How Should Nonprofits Invest?
Nonprofit investing can be especially complex. Of all the challenges facing nonprofit foundations and endowments, issues surrounding finances and investing are especially hard. In the last decade, many nonprofits have experienced funding cutbacks. Even those whose funding has remained stable are finding that money has to go further to meet increased client loads and demands on programs and services.
Professionals who understand the unique needs of nonprofit organizations can be particularly effective in helping an organization fulfill its purpose without having to add staff. At Bartlett, we offer a wide range of nonprofit investing strategies, along with client-focused service, to a variety of nonprofits.
Here are three key areas to consider when thinking about nonprofit investing.

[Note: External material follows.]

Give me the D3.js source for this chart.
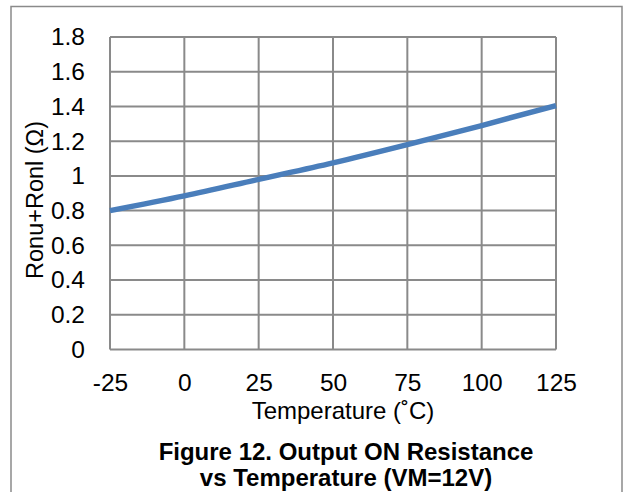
<!DOCTYPE html>
<html>
<head>
<meta charset="utf-8">
<script src="https://cdn.jsdelivr.net/npm/d3@7/dist/d3.min.js"></script>
<style>
  html, body { margin: 0; padding: 0; background: #fff; }
  svg { display: block; }
  text { font-family: "Liberation Sans", Arial, sans-serif; fill: #000; }
</style>
</head>
<body>
<svg id="chart" width="627" height="492"></svg>
<script>
// Data
const temperatures = [-25, 0, 25, 50, 75, 100, 125];
const resistance = [0.80, 0.885, 0.98, 1.075, 1.18, 1.29, 1.405];
const xTicks = [-25, 0, 25, 50, 75, 100, 125];
const yTicks = [0, 0.2, 0.4, 0.6, 0.8, 1, 1.2, 1.4, 1.6, 1.8];
const xTitle = "Temperature (˚C)";
const yTitle = "Ronu+Ronl (Ω)";
const captionLines = ["Figure 12. Output ON Resistance", "vs Temperature (VM=12V)"];

const svg = d3.select("#chart");
const W = 627, H = 492;
const margin = { left: 110, right: 71, top: 37, bottom: 142.5 };
const plotW = W - margin.left - margin.right;   // 446
const plotH = H - margin.top - margin.bottom;   // 312.5

const gridColor = "#8a8a8a";
const fontFam = '"Liberation Sans", Arial, sans-serif';

// Outer frame (bottom edge extends beyond the image)
svg.append("path")
  .attr("d", `M11,${H + 5} L11,6.5 L622,6.5 L622,${H + 5}`)
  .attr("fill", "none")
  .attr("stroke", gridColor)
  .attr("stroke-width", 1.5);

const x = d3.scaleLinear().domain([-25, 125]).range([margin.left, margin.left + plotW]);
const y = d3.scaleLinear().domain([0, 1.8]).range([margin.top + plotH, margin.top]);

const g = svg.append("g");

// Gridlines
g.selectAll("line.hgrid").data(yTicks).enter().append("line")
  .attr("class", "hgrid")
  .attr("x1", margin.left).attr("x2", margin.left + plotW)
  .attr("y1", d => y(d)).attr("y2", d => y(d))
  .attr("stroke", gridColor).attr("stroke-width", 2);

g.selectAll("line.vgrid").data(xTicks).enter().append("line")
  .attr("class", "vgrid")
  .attr("x1", d => x(d)).attr("x2", d => x(d))
  .attr("y1", margin.top).attr("y2", margin.top + plotH)
  .attr("stroke", gridColor).attr("stroke-width", 2);

// Axes (labels only, via d3 axes)
const yAxis = d3.axisLeft(y).tickValues(yTicks).tickSize(0).tickPadding(25)
  .tickFormat(d => String(Math.round(d * 10) / 10));
const yG = svg.append("g").attr("transform", `translate(${margin.left},0)`).call(yAxis);
yG.select(".domain").remove();
yG.selectAll("text").attr("font-size", 24.5).style("font-family", fontFam).attr("fill", "#000");

const xAxis = d3.axisBottom(x).tickValues(xTicks).tickSize(0).tickPadding(24)
  .tickFormat(d => String(d));
const xG = svg.append("g").attr("transform", `translate(0,${margin.top + plotH})`).call(xAxis);
xG.select(".domain").remove();
xG.selectAll("text").attr("font-size", 24.5).style("font-family", fontFam).attr("fill", "#000");

// Data line
const line = d3.line()
  .x((d, i) => x(temperatures[i]))
  .y(d => y(d))
  .curve(d3.curveMonotoneX);

svg.append("path")
  .datum(resistance)
  .attr("d", line)
  .attr("fill", "none")
  .attr("stroke", "#4a7ebb")
  .attr("stroke-width", 5.5)
  .attr("stroke-linecap", "butt");

// Axis titles
svg.append("text")
  .attr("x", 343).attr("y", 419)
  .attr("text-anchor", "middle")
  .attr("font-size", 24)
  .text(xTitle);

svg.append("text")
  .attr("transform", "translate(42.5,200) rotate(-90)")
  .attr("text-anchor", "middle")
  .attr("font-size", 23.5)
  .text(yTitle);

// Caption
svg.selectAll("text.caption").data(captionLines).enter().append("text")
  .attr("class", "caption")
  .attr("x", 346)
  .attr("y", (d, i) => 460 + i * 26)
  .attr("text-anchor", "middle")
  .attr("font-size", 24)
  .attr("font-weight", "bold")
  .text(d => d);
</script>
</body>
</html>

1. Construct a strong portfolio
Do you have a suitable strategic asset allocation that matches with your needs and goals? Appropriately investing short-term working capital can help preserve financial flexibility while maximizing resources. If your group has an infusion of cash that won’t be spent immediately, such as a contribution for a capital spending project, consider alternatives for putting at least some of it to work rather than letting it sit idle.
Does your portfolio reflect broad diversification across equity and fixed-income markets? Nonprofit investing with an eye to the long term is particularly important with stocks. Historically, equities have typically outperformed bonds, cash, and inflation, though past performance is no guarantee of future results and those returns also have involved higher volatility. Your strategy should take into account that the market will not go in one direction forever — either up or down. However, it’s instructive to look at various holding periods for equities over the years. Historically, the shorter your holding period, the greater the chance of experiencing a loss.
Have you considered nonprofit investing options that aren’t strongly tied to traditional equity and fixed-income asset classes? The term “alternative investment” is highly flexible; it can mean almost anything whose investment performance is not correlated with that of stocks and bonds. It may include physical assets, such as precious metals, real estate, or commodities. An alternative asset’s lack of correlation with other types of investments gives it potential to complement more traditional asset classes and provide an additional layer of diversification for money that is not part of your core portfolio, though diversification cannot guarantee a profit or ensure against a loss.
Is your portfolio structured to minimize cost for maximum return? Advocates of unmanaged, passive investing — sometimes referred to as indexing — have long argued that the best way to capture overall market returns is to use low-cost market-tracking index investments. Devoting a portion rather than the majority of your portfolio to actively managed investments can allow the organization to minimize investment costs that may reduce returns.
2. Set a sound spending policy
Nonprofits have not been spared the increases in for-profit health care costs and worker’s compensation insurance that have hit corporations and small businesses. Yet fundraising for such mundane areas as day-to-day operations, staff salaries, and building and equipment maintenance has traditionally been one of the biggest challenges for nonprofits.
The twin effects of inflation and increased client loads have underscored the importance of having an adequate operating reserve. Also, corporate sponsorships can be vulnerable to the mergers and acquisitions that occur frequently in the corporate world. It makes sense to ensure a diversity of donors rather than relying on a few traditional sources.
But with global equities historically producing 4% to 6% returns, and global fixed income around 2% to 3%, it’s challenging for nonprofits to stay ahead of their spending. The average spending rate for private foundations is nearly 6% annually, according to a 2016 Council on Foundations study. We recommend keeping your spending low, closer to a 4% target.
3. Watch out for biases
Remember that the people who make up your nonprofit investing committee are also human beings—which makes them susceptible to some very human biases. Be on the lookout for these decision-making behaviors that could lead to unfavorable investments for your nonprofit:
- Overconfidence: As many investors have learned the hard way, becoming overly optimistic about investing during the good times can be as detrimental as worrying too much during the bad times. The right approach during all kinds of markets is to be realistic. Have a plan, stick with it, and strike a comfortable balance between risk and return.
- Prospect theory: People value gains and losses differently, and, as such, will base decisions on perceived gains rather than perceived losses. Thus, if a person were given two equal choices, one expressed in terms of possible gains and the other in possible losses, people would choose the former—even when they achieve the same economic end result. According to prospect theory, losses have more emotional impact than an equivalent amount of gains.
- Home bias: Some investors have the tendency to invest in a large amount of domestic equities, despite the purported benefits of diversifying into foreign equities. Investors often exhibit home bias due to a preference for investing in what they are already familiar with rather than moving into the unknown.
- Herd behavior: When individuals mimic the actions of a larger group, they could make irrational decisions. Keeping your cool can be hard to do when the market goes on one of its periodic roller-coaster rides. It’s useful to have strategies in place that prepare your organization both financially and psychologically to handle market volatility. Having predetermined guidelines that recognize the potential for turbulent times can help prevent emotion from dictating decisions.
In the face of an ever-challenging environment for nonprofits, it is important to set up your organization’s investments in a way that will best support the charitable mission over the long run. Being mindful of investment structure, spending policies and biases will better position your investment funds for the long run.